VENEZIA - Dopo il regolamento anti paccottiglia, per combattere negozi di bassa qualità e brutte copie fatte all'estero che invadono il centro storico, Venezia si appresta a completare il piano creando un sistema per tutelare i prodotti autentici e tradizionali del territorio e, in definitiva, per tutelare il marchio Venezia nel mondo.
Un lucchetto digitale, definizione volgare delle blockchain, - in grado di tracciare il produttore, il processo produttivo, la distribuzione, la vendita e il proprietario finale, senza possibilità di essere contraffatto - è la soluzione individuata dall'assessore al Commercio, Sebastiano Costalonga, che sta lavorando al progetto assieme al sindaco Luigi Brugnaro.
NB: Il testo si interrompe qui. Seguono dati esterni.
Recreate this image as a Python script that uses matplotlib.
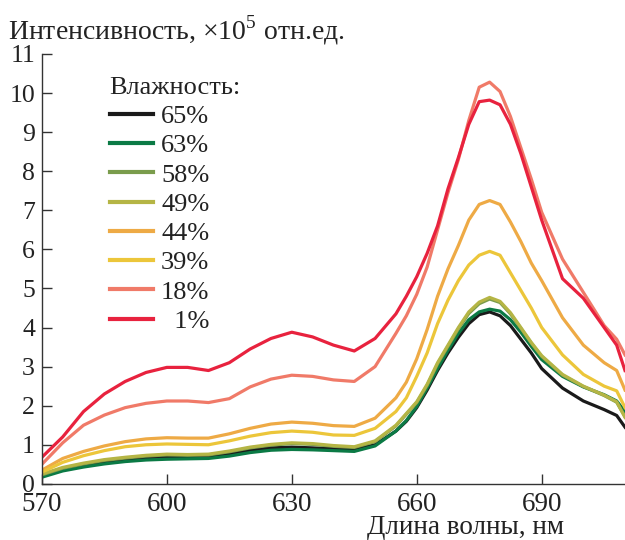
import numpy as np
import matplotlib
matplotlib.use("Agg")
import matplotlib.pyplot as plt

plt.rcParams['font.family'] = ['Liberation Serif', 'DejaVu Serif']
plt.rcParams['mathtext.fontset'] = 'custom'
plt.rcParams['mathtext.rm'] = 'Liberation Serif'

# wavelengths, nm
wl = [570, 575, 580, 585, 590, 595, 600, 605, 610, 615, 620, 625, 630, 635, 640, 645,
      650, 655, 657.5, 660, 662.5, 665, 667.5, 670, 672.5, 675, 677.5, 680, 682.5, 685,
      687.5, 690, 695, 700, 705, 708, 710]

# intensity, x10^5 a.u.
h65 = [0.20, 0.38, 0.48, 0.56, 0.62, 0.66, 0.69, 0.69, 0.70, 0.76, 0.86, 0.92, 0.94, 0.92, 0.90, 0.88,
       1.00, 1.35, 1.60, 1.95, 2.40, 2.90, 3.35, 3.75, 4.10, 4.33, 4.40, 4.30, 4.05, 3.70,
       3.35, 2.95, 2.45, 2.12, 1.90, 1.75, 1.45]
h63 = [0.17, 0.33, 0.43, 0.51, 0.57, 0.61, 0.63, 0.64, 0.65, 0.71, 0.80, 0.86, 0.88, 0.87, 0.85, 0.83,
       0.97, 1.35, 1.62, 1.98, 2.45, 2.95, 3.42, 3.85, 4.20, 4.40, 4.47, 4.42, 4.20, 3.88,
       3.52, 3.18, 2.75, 2.48, 2.28, 2.12, 1.85]
h58 = [0.23, 0.40, 0.51, 0.60, 0.66, 0.71, 0.74, 0.73, 0.74, 0.82, 0.92, 0.99, 1.03, 1.01, 0.96, 0.93,
       1.08, 1.48, 1.78, 2.08, 2.52, 3.07, 3.52, 3.97, 4.36, 4.61, 4.73, 4.64, 4.35, 3.98,
       3.60, 3.26, 2.78, 2.49, 2.26, 2.09, 1.72]
h49 = [0.25, 0.42, 0.53, 0.62, 0.68, 0.73, 0.76, 0.75, 0.76, 0.84, 0.94, 1.01, 1.05, 1.03, 0.98, 0.95,
       1.10, 1.50, 1.80, 2.10, 2.55, 3.10, 3.55, 4.00, 4.40, 4.65, 4.77, 4.67, 4.38, 4.00,
       3.62, 3.28, 2.80, 2.50, 2.27, 2.10, 1.70]
h44 = [0.35, 0.65, 0.83, 0.97, 1.08, 1.15, 1.18, 1.17, 1.17, 1.28, 1.42, 1.53, 1.58, 1.55, 1.49, 1.47,
       1.68, 2.20, 2.60, 3.20, 3.95, 4.80, 5.50, 6.10, 6.75, 7.15, 7.25, 7.15, 6.70, 6.20,
       5.65, 5.20, 4.25, 3.55, 3.10, 2.90, 2.40]
h39 = [0.30, 0.55, 0.72, 0.85, 0.95, 1.00, 1.02, 1.01, 1.00, 1.10, 1.22, 1.31, 1.35, 1.32, 1.25, 1.24,
       1.42, 1.85, 2.20, 2.75, 3.35, 4.10, 4.70, 5.20, 5.60, 5.85, 5.95, 5.85, 5.40, 4.95,
       4.50, 4.00, 3.30, 2.80, 2.50, 2.38, 1.95]
h18 = [0.50, 1.05, 1.50, 1.76, 1.95, 2.06, 2.12, 2.12, 2.08, 2.18, 2.48, 2.68, 2.78, 2.75, 2.66, 2.62,
       3.00, 3.85, 4.30, 4.85, 5.55, 6.50, 7.45, 8.30, 9.30, 10.15, 10.28, 10.04, 9.40, 8.60,
       7.80, 6.95, 5.75, 4.90, 4.05, 3.70, 3.30]
h01 = [0.68, 1.20, 1.85, 2.30, 2.62, 2.85, 2.98, 2.98, 2.90, 3.10, 3.45, 3.72, 3.88, 3.76, 3.55, 3.40,
       3.72, 4.35, 4.80, 5.30, 5.90, 6.60, 7.55, 8.35, 9.20, 9.78, 9.82, 9.70, 9.20, 8.45,
       7.60, 6.75, 5.25, 4.75, 4.00, 3.55, 2.90]

labels = ["65%", "63%", "58%", "49%", "44%", "39%", "18%", "\u20071%"]
series = [h65, h63, h58, h49, h44, h39, h18, h01]
colors = ["#1a1a1a", "#0b7a45", "#7a9c4c", "#b5b545", "#eeaa45", "#ecc63a", "#f07a68", "#e8223e"]

fig = plt.figure(figsize=(6.25, 5.4), dpi=100)
ax = fig.add_axes([0.067, 0.104, 0.933, 0.796])

for y, c, lab in zip(series, colors, labels):
    ax.plot(wl, y, color=c, lw=2.3, label=lab)

ax.set_xlim(570, 710)
ax.set_ylim(0, 11)
ax.set_xticks([570, 600, 630, 660, 690])
ax.set_yticks(range(0, 12))
ax.spines['top'].set_visible(False)
ax.spines['right'].set_visible(False)
for s in ['left', 'bottom']:
    ax.spines[s].set_color('#333333')
    ax.spines[s].set_linewidth(1.0)
ax.tick_params(direction='in', length=7, width=1.0, color='#333333', labelcolor='#222222')
ax.tick_params(axis='x', labelsize=19.5, pad=6)
ax.tick_params(axis='y', labelsize=18.5, pad=5)
for t in ax.get_yticklabels():
    t.set_va('center_baseline')

fig.text(0.013, 0.945, "Интенсивность, $\\times$10$^5$ отн.ед.", fontsize=20,
         color='#222222', va='center', ha='left')
fig.text(0.903, 0.024, "Длина волны, нм", fontsize=19.5, color='#222222', va='center', ha='right')

leg = ax.legend(title="Влажность:", loc='upper left', bbox_to_anchor=(0.089, 0.984),
                frameon=False, fontsize=19, title_fontsize=19, handlelength=1.65,
                handletextpad=0.3, labelspacing=0.22, borderaxespad=0.2, alignment='left')
for t in leg.get_texts():
    t.set_color('#222222')
leg.get_title().set_color('#222222')
for l in leg.get_lines():
    l.set_linewidth(3)

fig.savefig("out.png", dpi=100)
Costalonga si presenterà assieme all'ingegnere Pietro Furlan, esperto di blockchain, comunicazione e fake news, e fondatore di Criptourbanesimo, e riceverà i rappresentanti del Consorzio Venezia Nativa che si propone di sviluppare le tre isole Burano, Mazzorbo e Torcello e di promuovere lo sviluppo economico della laguna nord di Venezia, valorizzando il ruolo di ristoratori, rappresentanti dell'arte dei merletti, pescatori e rappresentanti dei cantieri delle isole. «Delle blockchain avevo letto in internet, e due mesi fa ho partecipato a un convegno a Milano, città dell'ingegner Furlan anche se ora ha scelto di vivere qui a Venezia, e ho scoperto un mondo che sembra fatto per Venezia, non a caso definita la più antica città del futuro, lo slogan coniato da VeniSIA dell'università Ca' Foscari, l'acceleratore di innovazione sulla sostenibilità. Sembra l'uovo di Colombo: un codice generato con queste blockchain garantirà che ogni pezzo sarà un pezzo unico e irripetibile. Così domani se un turista vorrà mangiare un vero carciofo violetto di Sant'Erasmo saprà che i ristoranti protetti da blockchain garantiranno anche quella leccornia». L'assessore Costalonga continua dunque la sua battaglia per difendere la storicità e la venezianità, i prodotti locali e unici e la qualità, e ha superato anche le paure iniziali. «Chi mi assicura che non ci saranno rischi di imitazione del marchio? Voglio dire, se noi come Amministrazione ci impegniamo a diffondere le blockchain e poi arriva qualcuno che le utilizza per copiare gli originali? Bisogna stare attenti, insomma, a non provocare ancora più danni di quelli causati, ad esempio, dai negozi di vetri cinesi e da tutti quelli di paccottiglia».
ALTRE ESPERIENZE
Poi ha verificato, invece, che anche il Mise, il ministero dello Sviluppo economico, sta studiando l'utilizzo delle blockchain nell'ambito della certificazione delle catene di rifornimento. «E, prima di Venezia, pioniere della blockchain è De Beers diamanti; inoltre innumerevoli cantine vinicole italiane e francesi le stanno utilizzando, persino la Birra Peroni; il Caseificio Torrepallavicina è il primo a garantire tracciabilità di filiera del Grana Padano; i Supermercati Carrefour, il settore del lusso e del tessile, l'automotive con Mercedes, Lamborghini, Fca. Alla fine mi sono tranquillizzato e sono convinto che sia la strada giusta. Nessun cinese potrà fare quel che fanno i nostri cittadini e le nostre imprese che saranno inerite nel marchio Venezia».